Pickle juice shots or picklebacks, as they are popularly known, are quite a rage in bars globally. Simply put, a pickleback is a shot of whisky (originally, but other spirits like vodka, gin, and tequila are also used barring flavoured or infused spirits) followed by a shot of pickle brine.
So, don't be surprised to walk into a bar and find a group chasing a shot of whisky with a shot of pickle brine. Shocked? Well, you have to try it to believe how perfectly they complement each other. Pickle brine with its acidic note works wonders to cut down the heat from the whisky, leaving behind a smoky flavour on your tongue. As such, you almost forget the potency of whisky as you chase down shot after shot, only to realise minutes later that you have had more than you perhaps should have. Yes, it's very deceptive.
How Did it All Start?
A bartender named Reggie Cunningham of The Bushwick Country Club in Brooklyn is credited for coining the term 'pickleback', after meeting a Southerner at the bar who introduced him to the age-old practise of chasing a shot of whisky with a shot of pickle. The story goes that sometime in the year 2006, as he sat at the bar relishing a pickle, a "Southern chick" asked him for a shot of the pickle brine to accompany her whisky. As strange as it seemed, he obliged her, but not without letting his curiosity get the better of him. He had to try it to know for certain that it could pair well, and after repeated shots, Reggie was more than convinced.
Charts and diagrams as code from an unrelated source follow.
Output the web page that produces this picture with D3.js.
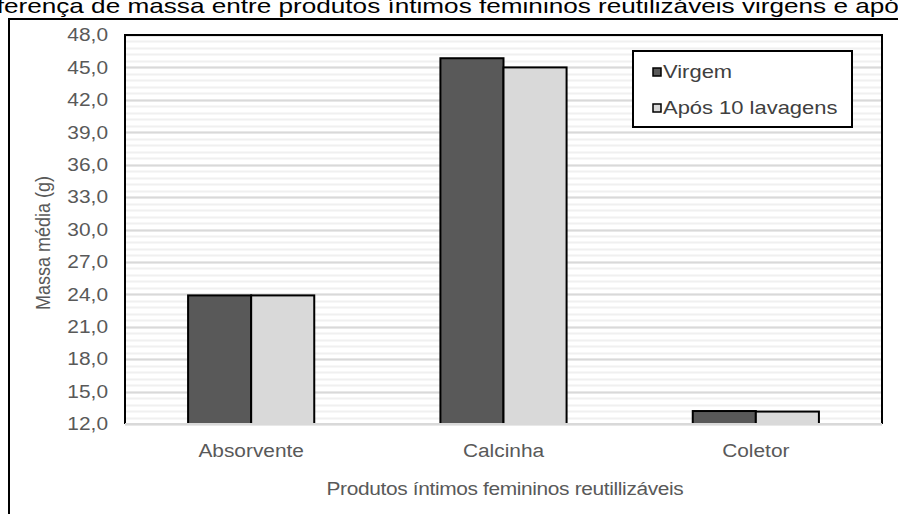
<!DOCTYPE html>
<html>
<head>
<meta charset="utf-8">
<script src="https://cdn.jsdelivr.net/npm/d3@7"></script>
<style>
  body { margin: 0; background: #fff; }
  svg { display: block; font-family: 'Liberation Sans', Arial, sans-serif; }
</style>
</head>
<body>
<svg width="898" height="514"></svg>
<script>
var svg = d3.select('svg')

// data
var categories = ['Absorvente', 'Calcinha', 'Coletor']
var seriesNames = ['Virgem', 'Após 10 lavagens']
var virgem = [23.9, 45.85, 13.2]
var aposLavagens = [23.9, 45.0, 13.15]
var yTicks = [12, 15, 18, 21, 24, 27, 30, 33, 36, 39, 42, 45, 48]

var colors = ['#595959', '#d9d9d9']
var stretch = 1.16 // the original picture is a bit wider than tall

var plot = { left: 125, top: 35, right: 882, bottom: 424 }

// text placed at x,y and stretched sideways
function wideText (sel, x, y, k) {
  return sel.append('g')
      .attr('transform', 'translate(' + x + ',' + y + ') scale(' + (k || stretch) + ',1)')
    .append('text')
}

// outer frame (extends past the window like the original)
svg.append('rect')
  .attr('x', 9).attr('y', 19)
  .attr('width', 1000).attr('height', 600)
  .attr('fill', 'none')
  .attr('stroke', '#000')
  .attr('stroke-width', 2)

wideText(svg, -28, 13, 1.245)
  .attr('font-size', 21)
  .attr('fill', '#000')
  .text('Diferença de massa entre produtos íntimos femininos reutilizáveis virgens e após 10 lavagens')

var y = d3.scaleLinear().domain([12, 48]).range([plot.bottom, plot.top])
var x0 = d3.scaleBand().domain(categories).range([plot.left, plot.right]).paddingInner(0.5).paddingOuter(0.25)
var x1 = d3.scaleBand().domain(seriesNames).range([0, x0.bandwidth()])

// minor grid
var minor = d3.range(12, 48.001, 0.6)
svg.append('g').selectAll('line')
  .data(minor)
  .enter().append('line')
    .attr('x1', plot.left).attr('x2', plot.right)
    .attr('y1', d => Math.round(y(d)) + 0.5)
    .attr('y2', d => Math.round(y(d)) + 0.5)
    .attr('stroke', '#f0f0f0')
    .attr('stroke-width', 2)

// major grid
svg.append('g').selectAll('line')
  .data(yTicks)
  .enter().append('line')
    .attr('x1', plot.left).attr('x2', plot.right)
    .attr('y1', d => Math.round(y(d)) + 0.5)
    .attr('y2', d => Math.round(y(d)) + 0.5)
    .attr('stroke', '#d9d9d9')
    .attr('stroke-width', 2)

// plot border (left, top, right black)
svg.append('path')
  .attr('d', 'M' + plot.left + ',' + plot.bottom + 'V' + plot.top + 'H' + plot.right + 'V' + plot.bottom)
  .attr('fill', 'none')
  .attr('stroke', '#000')
  .attr('stroke-width', 2)

// bars
var rows = categories.map((c, i) => ({ cat: c, vals: [virgem[i], aposLavagens[i]] }))
var groups = svg.append('g').selectAll('g')
  .data(rows)
  .enter().append('g')
    .attr('transform', d => 'translate(' + x0(d.cat) + ',0)')

groups.selectAll('rect')
  .data(d => d.vals.map((v, j) => ({ name: seriesNames[j], v: v, j: j })))
  .enter().append('rect')
    .attr('x', d => x1(d.name))
    .attr('y', d => y(d.v))
    .attr('width', x1.bandwidth())
    .attr('height', d => plot.bottom - y(d.v))
    .attr('fill', d => colors[d.j])
    .attr('stroke', '#000')
    .attr('stroke-width', 2)

// x axis line
svg.append('line')
  .attr('x1', plot.left).attr('x2', plot.right)
  .attr('y1', plot.bottom).attr('y2', plot.bottom)
  .attr('stroke', '#d9d9d9')
  .attr('stroke-width', 2)

// y tick labels
yTicks.forEach(function (d) {
  wideText(svg, 108, y(d))
    .attr('dy', '0.35em')
    .attr('text-anchor', 'end')
    .attr('font-size', 18)
    .attr('fill', '#595959')
    .text(d3.format('.1f')(d).replace('.', ','))
})

// x tick labels
categories.forEach(function (d) {
  wideText(svg, x0(d) + x0.bandwidth() / 2, 457)
    .attr('text-anchor', 'middle')
    .attr('font-size', 18)
    .attr('fill', '#595959')
    .text(d)
})

// axis titles
wideText(svg, 505, 495)
  .attr('text-anchor', 'middle')
  .attr('font-size', 18)
  .attr('letter-spacing', -0.3)
  .attr('fill', '#595959')
  .text('Produtos íntimos femininos reutillizáveis')

svg.append('g')
    .attr('transform', 'translate(50,243) scale(' + stretch + ',1) rotate(-90)')
  .append('text')
    .attr('text-anchor', 'middle')
    .attr('font-size', 18)
    .attr('fill', '#595959')
    .text('Massa média (g)')

// legend
var legend = svg.append('g').attr('transform', 'translate(633,51)')
legend.append('rect')
  .attr('width', 219).attr('height', 76)
  .attr('fill', '#fff')
  .attr('stroke', '#000')
  .attr('stroke-width', 2)

seriesNames.forEach(function (d, i) {
  var cy = 21 + i * 36
  legend.append('rect')
    .attr('x', 20).attr('y', cy - 4)
    .attr('width', 8).attr('height', 8)
    .attr('fill', colors[i])
    .attr('stroke', '#000')
    .attr('stroke-width', 1.5)
  wideText(legend, 30, cy, 1.22)
    .attr('dy', '0.35em')
    .attr('font-size', 18)
    .attr('fill', '#404040')
    .text(d)
})
</script>
</body>
</html>
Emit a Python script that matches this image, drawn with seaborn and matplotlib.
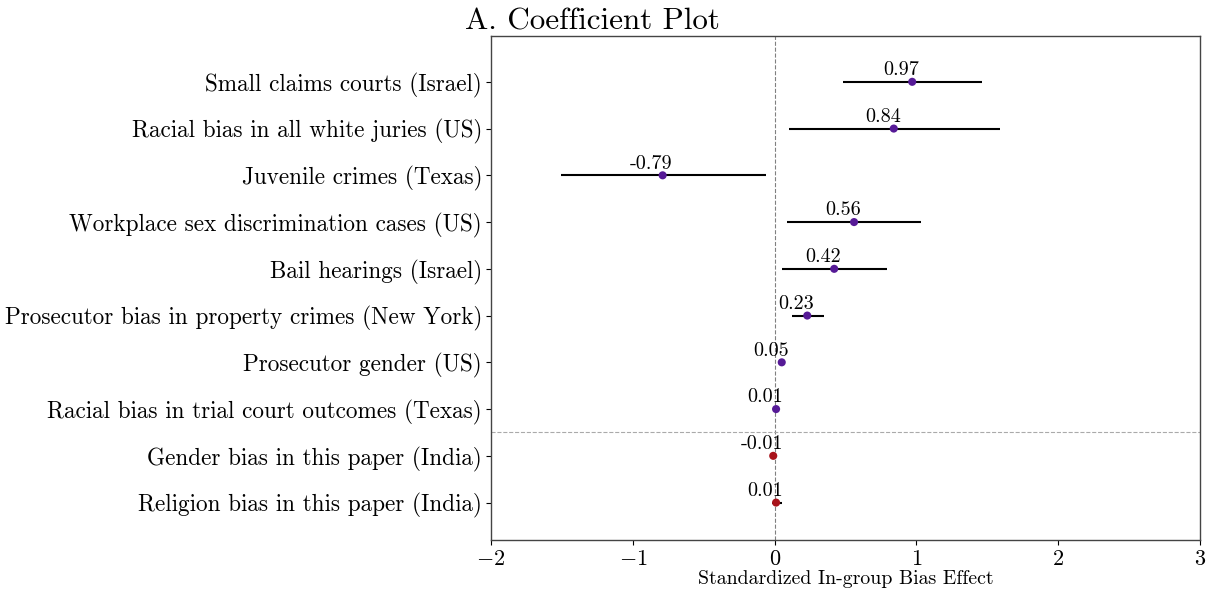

He was so amused with the pairing that it sparked the idea of introducing pickle shots at the bar. And it proved to be a smashing hit, whereon it caught the fancy of several bars across the globe.
But it's not completely a 'new thing'. Apparently the Russians have been chasing vodka shots with pickle brine, as well as the Mexicans with their tequila shots. In Southern America too, pickle shots are commonly paired with whisky. While Old Crow has been the popular choice of bourbon whisky for this whisky-pickle pairing, Jameson is topping the charts in urban bars.
The Pickle Shots
While pickles hold a prestigious spot in the Indian store cupboard with our extensive repertoire, for this drink, it's not really the masala-based type that's the centre of attention. If you have your refrigerator filled with jars of gherkins, olives, cocktail onion, cucumber or dill then you are in luck. Don't let the brine go to the trash can as you usually would. Shoot some picklebacks instead!
Pickling is a simple way to preserve vegetables or fruits and other foods using salt, water and sometimes vinegar. The pickle juice or brine is what remains once the pickles are removed.
"The different brines that can be used for a pickleback are olives, gherkins, jalapenos, etc. In my opinion, the best pairings are usually with Jim Beam or Jameson. Our pickleback shot is made with equal quantities of pickle brine and Jim Beam," says Vikram Pal, Head Bartender at PCO.
Mixologist Nitin Tewari of Ek Bar says, "You can use a variety of ingredients to make different pickle water. Some popular ingredients that can be used are cucumber, gherkins, bell pepper, beetroot, dill, basil, rosemary etc. In Ek Bar, we make in-house pickle water using different herbs and vegetables but they all have an Indian story as the backdrop. For example, the Kanji pickleback, where a tequila shot is chased with a shot of beetroot kanji pickle water. Or the Sol Kadi pickleback, where we use the same ingredients used in the drink Sol Kadi (kokam, coconut and salt) to make pickle water."
Different brines have different flavours, and as such there are numerous ways you can play around with the whisky-pickle brine pairing. While dill brine has been one of the most popular choices, olive or relish brines too work equally well. You can even add a few whole spices or fresh herbs to spruce up the flavour, or some Tobasco and Asian seasonings for some kick.How to Have a Pickle Shot?
It's simple. Here are our two favourite recipes for picklebacks -
1. Smooth Criminal
This pickleback recipe pairs gherkin pickle juice and bourbon whisky along with the zing of parsley. The flavours blend extremely well to make it a deceptively 'subtle' drink.
30 ml gherkin pickle juice
30 ml Jim Beam
1/4 tsp parsley, very finely chopped
1. Mix the parsley and gherkin pickle juice and pour it into a shot glass.
2. Pour the whisky into another shot glass.
3. Have the shot of whisky, immediately followed by the shot of pickle water.
2. The Firestarter
Vodka and chilli make a perfect pair. In this pickleback recipe, the duo get together to create quite a havoc along with dill pickle juice.
30 ml dill pickle juice
30 ml vodka
1 bird's eye chilli, halved
1. Mix the dill herbs, chilli and dill pickle juice and pour it into a shot glass.
2. Pour the vodka into another shot glass.
3. Have the shot of vodka, immediately followed by the shot of pickle water.